Later that evening, I went out to walk around town and try to find something to eat, as Don Alfeo had revealed that I would not be getting food at the Abbey.  Dovadola is tiny, and I didn’t think I was going to have any luck.  I wandered around through the town’s few streets, and spotted some old men sitting on the tiny piazza talking to one another.  There seemed to be a lot of young children around, too, and they were all playing together in the road.  In town, I passed by two beauty salons and a pet store—every town seems to have one of these—but could find nowhere to buy food.  The smell of autumn was in the air, as a few just-turning leaves littered the road.  A scooter passed by, leaving behind it the unmistakable odor of two-cycle engine exhaust, taking me back to days at the racetrack.  Walking by an open kitchen window, I could sense that strange smell of what I can only describe as uncooked hotdogs that had laced the kitchen of my Siense host family.  Maybe I was just hungry, but all these things come at me one after another, reminding me of disparate places.  I crossed one street and approached a building with a large sign—Ristorante Pizzeria Bar—in front of it.  “Finally,” I thought, “I can get something to eat.”  The doors were closed tight, but I wouldn’t mid waiting for them to re-open in an hour or two for the food.  I walked up closer to the door where I hoped to find the restaurant hours posted, but instead discovered the most unwelcome news—Chiuso Martedì—Closed on Tuesday.

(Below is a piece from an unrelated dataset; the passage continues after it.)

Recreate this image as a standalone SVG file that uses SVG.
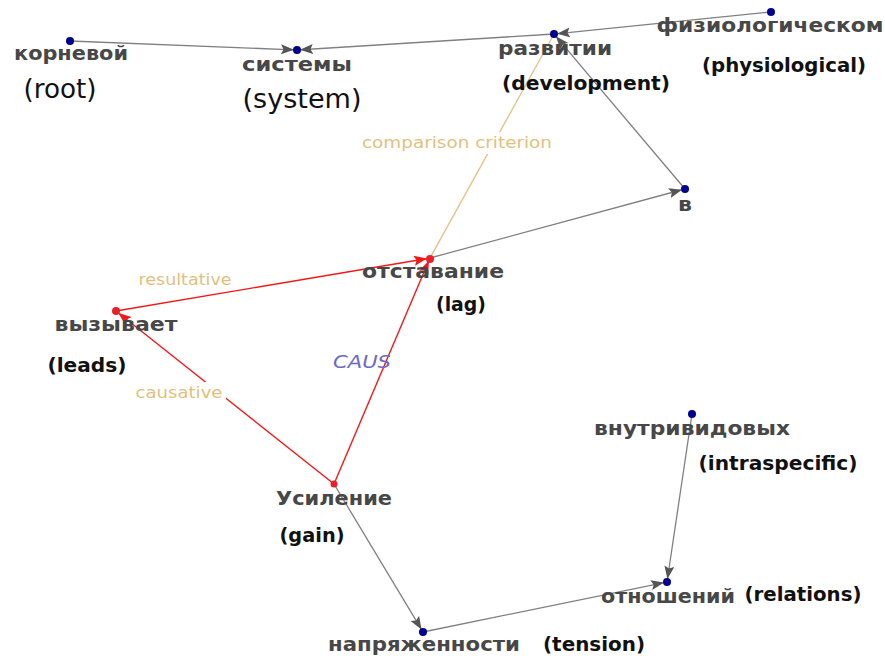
<svg xmlns="http://www.w3.org/2000/svg" width="885" height="656" viewBox="0 0 885 656">
<defs>
<style>
.ru{font-family:"DejaVu Sans",Verdana,sans-serif;font-weight:bold;font-size:19px;fill:#474747;text-anchor:middle}
.en{font-family:"DejaVu Sans",Verdana,sans-serif;font-weight:bold;font-size:19px;fill:#111;text-anchor:middle}
.big{font-family:"DejaVu Sans",Verdana,sans-serif;font-size:26px;fill:#111;text-anchor:middle}
.lbl{font-family:"DejaVu Sans",Verdana,sans-serif;font-size:16px;fill:#e2bf7e;text-anchor:middle}
.caus{font-family:"DejaVu Sans",Verdana,sans-serif;font-size:17px;font-style:italic;fill:#6a6ac4;text-anchor:middle}
.g{stroke:#808080;stroke-width:1.3;fill:none}
.r{stroke:#f01818;stroke-width:1.4;fill:none}
.t{stroke:#e6c28a;stroke-width:1.4;fill:none}
.dot{fill:#000090}
.rdot{fill:#e8202a}
</style>
<marker id="ag" markerWidth="14" markerHeight="12" refX="12" refY="5" orient="auto" markerUnits="userSpaceOnUse"><path d="M0,0 L13,5 L0,10 L2.5,5 z" fill="#555"/></marker>
<marker id="ar" markerWidth="14" markerHeight="12" refX="12" refY="5" orient="auto" markerUnits="userSpaceOnUse"><path d="M0,0 L13,5 L0,10 L2.5,5 z" fill="#f01818"/></marker>
</defs>
<rect width="885" height="656" fill="#fff"/>
<g id="connectors">
<line class="g" x1="70" y1="41" x2="293" y2="49.8" marker-end="url(#ag)"/>
<line class="g" x1="554" y1="34" x2="301" y2="49.75" marker-end="url(#ag)"/>
<line class="g" x1="771" y1="12" x2="558" y2="33.6" marker-end="url(#ag)"/>
<line class="g" x1="685" y1="189" x2="556.6" y2="37.1" marker-end="url(#ag)"/>
<line class="g" x1="430" y1="258" x2="681" y2="190" marker-end="url(#ag)"/>
<line class="t" x1="554" y1="34" x2="430" y2="258"/>
<line class="r" x1="116" y1="311" x2="426" y2="258.7" marker-end="url(#ar)"/>
<line class="r" x1="334" y1="484" x2="428.4" y2="261.7" marker-end="url(#ar)"/>
<line class="r" x1="334" y1="484" x2="119.1" y2="313.5" marker-end="url(#ar)"/>
<line class="g" x1="334" y1="484" x2="421" y2="628.6" marker-end="url(#ag)"/>
<line class="g" x1="423" y1="632" x2="663" y2="582.8" marker-end="url(#ag)"/>
<line class="g" x1="692" y1="414" x2="667.6" y2="578" marker-end="url(#ag)"/>
<rect x="360" y="132" width="194" height="22" fill="#fff"/>
<text class="lbl" x="457" y="148" textLength="190" lengthAdjust="spacingAndGlyphs">comparison criterion</text>
<text class="lbl" x="185" y="285" textLength="93" lengthAdjust="spacingAndGlyphs">resultative</text>
<rect x="133" y="382" width="93" height="22" fill="#fff"/>
<text class="lbl" x="179" y="398" textLength="87" lengthAdjust="spacingAndGlyphs">causative</text>
<text class="caus" x="362" y="368" textLength="58" lengthAdjust="spacingAndGlyphs">CAUS</text>
</g>
<g id="n-kornevoy">
<circle class="dot" cx="70" cy="41" r="4"/>
<text class="ru" x="71" y="60" textLength="114" lengthAdjust="spacingAndGlyphs">корневой</text>
<text class="big" x="60" y="98" textLength="73" lengthAdjust="spacingAndGlyphs">(root)</text>
</g>
<g id="n-sistemy">
<circle class="dot" cx="297" cy="50" r="4"/>
<text class="ru" x="297" y="71" textLength="110" lengthAdjust="spacingAndGlyphs">системы</text>
<text class="big" x="302" y="108" textLength="119" lengthAdjust="spacingAndGlyphs">(system)</text>
</g>
<g id="n-razvitii">
<circle class="dot" cx="554" cy="34" r="4"/>
<text class="ru" x="555" y="55" textLength="114" lengthAdjust="spacingAndGlyphs">развитии</text>
<text class="en" x="586" y="90" textLength="168" lengthAdjust="spacingAndGlyphs">(development)</text>
</g>
<g id="n-fiziolog">
<circle class="dot" cx="771" cy="12" r="4"/>
<text class="ru" x="770" y="32" textLength="227" lengthAdjust="spacingAndGlyphs">физиологическом</text>
<text class="en" x="784" y="72" textLength="164" lengthAdjust="spacingAndGlyphs">(physiological)</text>
</g>
<g id="n-v">
<circle class="dot" cx="685" cy="189" r="4"/>
<text class="ru" x="685" y="211" textLength="14" lengthAdjust="spacingAndGlyphs">в</text>
</g>
<g id="n-otstavanie">
<circle class="rdot" cx="430" cy="259" r="4"/>
<text class="ru" x="433" y="278" textLength="142" lengthAdjust="spacingAndGlyphs">отставание</text>
<text class="en" x="461" y="311" textLength="50" lengthAdjust="spacingAndGlyphs">(lag)</text>
</g>
<g id="n-vyzyvaet">
<circle class="rdot" cx="116" cy="311" r="4"/>
<text class="ru" x="116" y="331" textLength="123" lengthAdjust="spacingAndGlyphs">вызывает</text>
<text class="en" x="87" y="372" textLength="79" lengthAdjust="spacingAndGlyphs">(leads)</text>
</g>
<g id="n-usilenie">
<circle class="rdot" cx="334" cy="484" r="3.5"/>
<text class="ru" x="334" y="505" textLength="116" lengthAdjust="spacingAndGlyphs">Усиление</text>
<text class="en" x="312" y="542" textLength="65" lengthAdjust="spacingAndGlyphs">(gain)</text>
</g>
<g id="n-napryazhennosti">
<circle class="dot" cx="423" cy="632" r="4"/>
<text class="ru" x="424" y="651" textLength="192" lengthAdjust="spacingAndGlyphs">напряженности</text>
<text class="en" x="594" y="651" textLength="102" lengthAdjust="spacingAndGlyphs">(tension)</text>
</g>
<g id="n-vnutrividovykh">
<circle class="dot" cx="692" cy="414" r="4"/>
<text class="ru" x="692" y="435" textLength="196" lengthAdjust="spacingAndGlyphs">внутривидовых</text>
<text class="en" x="778" y="470" textLength="159" lengthAdjust="spacingAndGlyphs">(intraspecific)</text>
</g>
<g id="n-otnosheniy">
<circle class="dot" cx="667" cy="582" r="4"/>
<text class="ru" x="668" y="603" textLength="134" lengthAdjust="spacingAndGlyphs">отношений</text>
<text class="en" x="803" y="601" textLength="117" lengthAdjust="spacingAndGlyphs">(relations)</text>
</g>
</svg>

I really thought that I was stuck, without a meal.  I had walked through most of town and found nothing to eat.  Going to bed hungry was bad enough, but I knew that the next day I was going to have to walk at least 20 kilometers, and doing so on an empty stomach was not something I wanted to try.  Deciding to search the last portion of town, I came upon another piazza-type place and around its edges found large tents covering long tables.  Above each table was a big sign, labeled with the name of a certain type of food.  It seems as if there had been a festival or something, and this was where the food had been served.  This would have been perfect for me, but the place was abandoned.  The festival had come and gone.

After having been cruelly tricked twice, I began to head back to the Abbey because it was getting dark.  I didn’t know what I would do—maybe ask Don Alfeo for some food, or at least where I could find some.  Just before reaching the turn toward the Abbey, I saw a small bar that I hadn’t noticed before.

It was a pretty typical Italian bar, meaning there wasn’t much food to speak of.  The owner saw me enter and stood up from his computer in the corner of the room to take my order.  I looked around quickly to see what I could take with me.  There were large bottles of water on the floor and some chips on a shelf next to the counter.  I grabbed a few bags, then asked if I could take one of the waters.  “Certainly,” the man said.  It must have been very strange for him, in this small town that doesn’t have visitors, to be asked odd questions by someone he’d never seen before.  I had succeeded in my mission for now.  Although not ideal, I had supplies—something I hoped would last me until I next found some real food.


~ by pminnig on October 13, 2011.

One Response to “Beginning a New Pilgrimage to Assisi: Or, how I ended up on a school bus full of Italian children”

  1. And where are you now? I read a blog of a pilgrimage from Germany to Italy, ending in Rome. Fascinating. Not sure I could do it so will live precariously through your travels.